POWERS #22: Good issue. A fun read, even if it seems to me that Bendis kinda screwed up the punchline to that "You know how tired I am?" joke. (Also, admittedly, I'm a weirdo conspiracy freak but... with those two quotes in the Quote of the Month section of his letters page, Bendis isn't comparing Johanna Draper Carlson to Paris Hilton, is he? Because I think that would be a really, really strange comparison. I dunno. Maybe it's just me.)

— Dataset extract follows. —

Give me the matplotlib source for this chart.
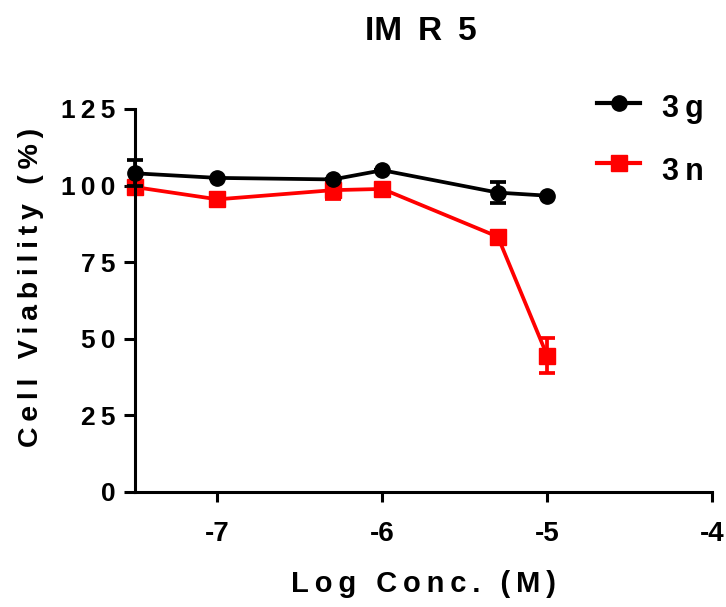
import matplotlib
matplotlib.use("Agg")
import matplotlib.pyplot as plt
from matplotlib.lines import Line2D

plt.rcParams['font.family'] = ['Liberation Sans', 'DejaVu Sans']
plt.rcParams['font.weight'] = 'bold'

# data
log_conc = [-7.5, -7.0, -6.3, -6.0, -5.3, -5.0]
g3_mean = [104.0, 102.5, 102.0, 105.0, 97.7, 96.7]
g3_err = [4.3, 0.0, 0.0, 0.0, 3.3, 0.0]
n3_mean = [99.5, 95.5, 98.5, 98.9, 83.3, 44.4]
n3_err = [1.5, 0.0, 3.0, 0.0, 0.0, 5.7]

x_ticks = [-7, -6, -5, -4]
y_ticks = [0, 25, 50, 75, 100, 125]

TS = '\u2009'  # thin space for letter spacing

def spaced(s, sep=TS):
    return sep.join(list(s))

fig = plt.figure(figsize=(7.26, 6.07), dpi=100)
ax = fig.add_axes([0.186, 0.1895, 0.795, 0.631])

ax.errorbar(log_conc, g3_mean, yerr=g3_err, color='black', marker='o',
            markersize=11, linewidth=2.7, elinewidth=2.7, capsize=5.5,
            capthick=2.7, zorder=3, clip_on=False)
ax.errorbar(log_conc, n3_mean, yerr=n3_err, color='#ff0000', marker='s',
            markersize=11.5, linewidth=2.7, elinewidth=2.7, capsize=6,
            capthick=2.7, zorder=2, clip_on=False)

ax.set_xlim(-7.5, -4)
ax.set_ylim(0, 125)
ax.set_xticks(x_ticks)
ax.set_xticklabels([str(v) for v in x_ticks])
ax.set_yticks(y_ticks)
ax.set_yticklabels([spaced(str(v)) for v in y_ticks])

for side in ['top', 'right']:
    ax.spines[side].set_visible(False)
for side in ['left', 'bottom']:
    ax.spines[side].set_linewidth(2.2)
ax.tick_params(axis='x', width=2.2, length=7, labelsize=20, pad=14)
ax.tick_params(axis='y', width=2.2, length=8, labelsize=19, pad=6)
for lab in ax.get_xticklabels() + ax.get_yticklabels():
    lab.set_fontweight('bold')

ax.set_xlabel(spaced('Log Conc. (M)'), fontsize=21, fontweight='bold')
ax.xaxis.set_label_coords(0.5, -0.205)
ax.set_ylabel(spaced('Cell Viability (%)'), fontsize=20.5, fontweight='bold')
ax.yaxis.set_label_coords(-0.158, 0.533)

fig.text(0.580, 0.934, 'IM' + ' ' + TS + 'R' + ' ' + TS + '5',
         fontsize=24, fontweight='bold', ha='center', va='baseline')

# legend drawn by hand, handles without error bars
leg_names = [spaced('3g'), spaced('3n')]
leg_colors = ['black', '#ff0000']
leg_markers = ['o', 's']
leg_y = [0.830, 0.731]
leg_text_y = [0.807, 0.7035]
for name, c, m, yl, yt in zip(leg_names, leg_colors, leg_markers, leg_y, leg_text_y):
    fig.add_artist(Line2D([0.822, 0.8815], [yl, yl], color=c, linewidth=3,
                          transform=fig.transFigure))
    fig.add_artist(Line2D([0.852], [yl], color=c, marker=m,
                          markersize=11 if m == 'o' else 12, linestyle='none',
                          transform=fig.transFigure))
    fig.text(0.912, yt, name, fontsize=22, fontweight='bold', ha='left', va='baseline')

fig.savefig('out.png', dpi=100)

PUNISHER WAR JOURNAL #2: Not nearly as enjoyable as the first issue, and it's a little weird that the same scene would appear so differently in both Civil War and here. But I really loved how fast-paced it was (at the end, I felt like I'd read a lot of story) and it's not surprising that Fraction's brand of fun apeshit insanity would have to take a backseat to Civil War's apeshit insanity. Good, anyway.
SCALPED #1: I spent most of the issue fretting becuase I realize I need to be a litte more gentle with first issues, but this book struck me as a little too out-of-control. Fortunately, the last page proved me wrong and so I don't have to fret. This was definitely OK, with the potential to be even better depending on how it plays out.
PICK OF THE WEEK: ALL STAR SUPERMAN #6, hands down.
PICK OF THE WEAK: "...and so, Janet Van Dyne, it is you who must now wield the hammer of...Thor!" BULLET POINTS #3, for its cheating cheateriness.
TRADE PICK: I actually didn't pick up any trades this week, but I read the Carla Speed McNeil interview in COMICS JOURNAL #280 which could've benefited from a bit more editorial acumen (in the intro to the interview, it refers to McNeil as still working on Five Crazy Women which I really don't think is the case anymore [on the other hand, tho, I admit I'll be damned if I could figure it out from visiting the Lightspeed Press site]). When I get back from NYC, I'll probably post about Drifting Classroom, Essential Man-Thing and some of the other trades I've been reading.
You weren't nearly as crabby as I was, were you?